- _WRITTEN INSTRUCTION_
From the listing below, copy every line with the word "matplotlib".

- _MATERIAL TO PROCESS_

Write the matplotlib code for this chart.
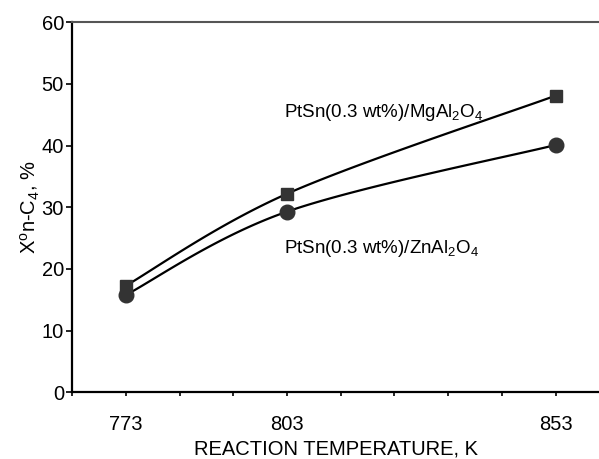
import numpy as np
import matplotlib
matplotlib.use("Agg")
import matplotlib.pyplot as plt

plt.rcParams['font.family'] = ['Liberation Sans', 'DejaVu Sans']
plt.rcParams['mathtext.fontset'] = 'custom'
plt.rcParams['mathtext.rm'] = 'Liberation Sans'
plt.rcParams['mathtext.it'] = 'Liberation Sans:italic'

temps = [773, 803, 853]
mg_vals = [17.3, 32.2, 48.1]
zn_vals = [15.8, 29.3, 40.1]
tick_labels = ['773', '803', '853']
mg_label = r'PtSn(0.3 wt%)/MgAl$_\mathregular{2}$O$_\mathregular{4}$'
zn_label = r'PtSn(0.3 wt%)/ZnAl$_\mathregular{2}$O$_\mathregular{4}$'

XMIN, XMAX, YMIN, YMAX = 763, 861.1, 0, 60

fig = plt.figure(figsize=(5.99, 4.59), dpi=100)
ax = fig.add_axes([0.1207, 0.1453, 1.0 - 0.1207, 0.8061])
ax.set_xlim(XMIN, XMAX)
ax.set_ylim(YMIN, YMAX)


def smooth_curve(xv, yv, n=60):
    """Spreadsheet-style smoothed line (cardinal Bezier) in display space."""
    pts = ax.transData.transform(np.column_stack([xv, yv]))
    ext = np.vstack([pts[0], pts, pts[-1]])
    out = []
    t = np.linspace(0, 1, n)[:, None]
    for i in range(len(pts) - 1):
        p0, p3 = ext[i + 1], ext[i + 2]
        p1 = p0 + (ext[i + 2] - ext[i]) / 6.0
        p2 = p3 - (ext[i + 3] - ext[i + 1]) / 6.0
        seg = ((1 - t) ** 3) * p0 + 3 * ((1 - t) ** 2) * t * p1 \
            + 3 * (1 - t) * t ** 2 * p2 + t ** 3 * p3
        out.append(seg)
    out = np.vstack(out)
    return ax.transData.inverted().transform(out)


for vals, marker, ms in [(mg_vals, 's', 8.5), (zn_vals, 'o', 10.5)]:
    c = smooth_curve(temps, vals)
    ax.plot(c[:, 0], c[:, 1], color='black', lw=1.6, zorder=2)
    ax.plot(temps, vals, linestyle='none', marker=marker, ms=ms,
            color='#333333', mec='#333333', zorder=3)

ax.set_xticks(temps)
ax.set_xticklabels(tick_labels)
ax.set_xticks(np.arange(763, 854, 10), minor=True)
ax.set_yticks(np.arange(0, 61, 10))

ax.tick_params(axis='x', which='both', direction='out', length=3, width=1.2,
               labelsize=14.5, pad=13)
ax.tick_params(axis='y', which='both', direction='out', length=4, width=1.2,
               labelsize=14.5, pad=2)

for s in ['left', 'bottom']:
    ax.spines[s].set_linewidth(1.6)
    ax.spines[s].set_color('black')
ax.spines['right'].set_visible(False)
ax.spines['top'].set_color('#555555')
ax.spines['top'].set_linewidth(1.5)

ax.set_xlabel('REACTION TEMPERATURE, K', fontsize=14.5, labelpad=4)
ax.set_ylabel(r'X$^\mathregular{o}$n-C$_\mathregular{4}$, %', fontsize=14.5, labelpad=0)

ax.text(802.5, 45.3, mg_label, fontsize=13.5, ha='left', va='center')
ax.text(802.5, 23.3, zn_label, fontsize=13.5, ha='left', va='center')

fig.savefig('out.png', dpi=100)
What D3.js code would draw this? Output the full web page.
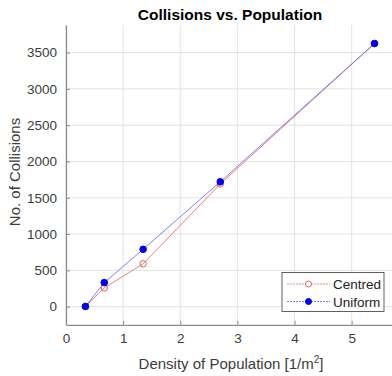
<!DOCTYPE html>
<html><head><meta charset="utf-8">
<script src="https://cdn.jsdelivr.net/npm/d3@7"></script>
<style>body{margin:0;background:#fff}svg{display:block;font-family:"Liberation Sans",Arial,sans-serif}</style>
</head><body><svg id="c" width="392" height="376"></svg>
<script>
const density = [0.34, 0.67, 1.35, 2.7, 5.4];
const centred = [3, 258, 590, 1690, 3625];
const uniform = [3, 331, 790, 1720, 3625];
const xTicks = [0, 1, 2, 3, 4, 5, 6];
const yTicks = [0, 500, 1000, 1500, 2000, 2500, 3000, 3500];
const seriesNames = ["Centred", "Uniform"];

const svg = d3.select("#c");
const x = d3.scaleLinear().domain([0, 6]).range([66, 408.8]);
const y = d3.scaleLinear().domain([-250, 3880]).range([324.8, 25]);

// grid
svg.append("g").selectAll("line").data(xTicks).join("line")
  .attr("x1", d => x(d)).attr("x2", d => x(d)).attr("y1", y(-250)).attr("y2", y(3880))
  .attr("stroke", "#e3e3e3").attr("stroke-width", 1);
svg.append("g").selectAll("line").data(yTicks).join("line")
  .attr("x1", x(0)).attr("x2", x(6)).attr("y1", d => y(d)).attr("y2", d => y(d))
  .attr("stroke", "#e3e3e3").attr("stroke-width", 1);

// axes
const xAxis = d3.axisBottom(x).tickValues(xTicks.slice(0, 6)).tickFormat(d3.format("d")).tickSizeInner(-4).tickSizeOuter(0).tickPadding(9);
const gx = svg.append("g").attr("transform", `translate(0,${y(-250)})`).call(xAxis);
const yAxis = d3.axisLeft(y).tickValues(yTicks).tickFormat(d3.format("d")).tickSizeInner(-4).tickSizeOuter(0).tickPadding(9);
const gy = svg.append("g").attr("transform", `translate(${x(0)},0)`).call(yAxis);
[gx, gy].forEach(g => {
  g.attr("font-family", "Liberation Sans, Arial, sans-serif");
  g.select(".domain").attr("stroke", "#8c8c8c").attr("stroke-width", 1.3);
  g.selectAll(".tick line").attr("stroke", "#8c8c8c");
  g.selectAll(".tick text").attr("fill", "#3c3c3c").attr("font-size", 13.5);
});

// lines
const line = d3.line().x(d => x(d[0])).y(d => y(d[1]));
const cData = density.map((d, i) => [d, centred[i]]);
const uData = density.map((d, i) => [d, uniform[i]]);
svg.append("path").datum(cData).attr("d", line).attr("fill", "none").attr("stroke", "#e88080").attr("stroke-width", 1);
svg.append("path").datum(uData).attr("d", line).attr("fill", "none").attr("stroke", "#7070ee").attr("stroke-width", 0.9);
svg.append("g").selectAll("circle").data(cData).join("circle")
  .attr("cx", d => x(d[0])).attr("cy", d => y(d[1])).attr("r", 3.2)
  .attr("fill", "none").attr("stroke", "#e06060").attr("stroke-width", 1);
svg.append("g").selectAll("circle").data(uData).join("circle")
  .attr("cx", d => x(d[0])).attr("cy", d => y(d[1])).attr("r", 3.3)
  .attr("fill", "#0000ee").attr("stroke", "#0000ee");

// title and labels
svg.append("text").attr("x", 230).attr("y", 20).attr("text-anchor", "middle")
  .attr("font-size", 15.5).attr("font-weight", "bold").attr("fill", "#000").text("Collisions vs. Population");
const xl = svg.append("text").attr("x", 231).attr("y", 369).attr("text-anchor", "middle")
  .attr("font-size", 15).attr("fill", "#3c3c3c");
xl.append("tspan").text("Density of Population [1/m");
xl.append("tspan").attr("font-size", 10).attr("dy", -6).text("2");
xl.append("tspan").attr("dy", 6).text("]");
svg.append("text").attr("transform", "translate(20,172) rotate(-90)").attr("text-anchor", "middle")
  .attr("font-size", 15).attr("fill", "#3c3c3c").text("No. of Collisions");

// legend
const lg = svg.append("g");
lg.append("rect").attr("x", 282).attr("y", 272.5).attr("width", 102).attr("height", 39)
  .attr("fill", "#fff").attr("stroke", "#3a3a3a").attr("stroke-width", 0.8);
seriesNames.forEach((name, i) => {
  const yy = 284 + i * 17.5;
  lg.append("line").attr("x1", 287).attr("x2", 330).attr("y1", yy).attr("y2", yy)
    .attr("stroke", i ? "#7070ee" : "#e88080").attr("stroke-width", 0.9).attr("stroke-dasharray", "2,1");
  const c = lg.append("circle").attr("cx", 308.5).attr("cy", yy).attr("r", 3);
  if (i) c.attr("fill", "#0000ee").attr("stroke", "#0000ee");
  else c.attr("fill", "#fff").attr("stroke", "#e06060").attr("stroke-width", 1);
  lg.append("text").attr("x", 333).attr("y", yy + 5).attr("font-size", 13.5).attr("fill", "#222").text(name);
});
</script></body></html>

- _ANSWER_
Write the matplotlib code for this chart.
import matplotlib
matplotlib.use("Agg")
import matplotlib.pyplot as plt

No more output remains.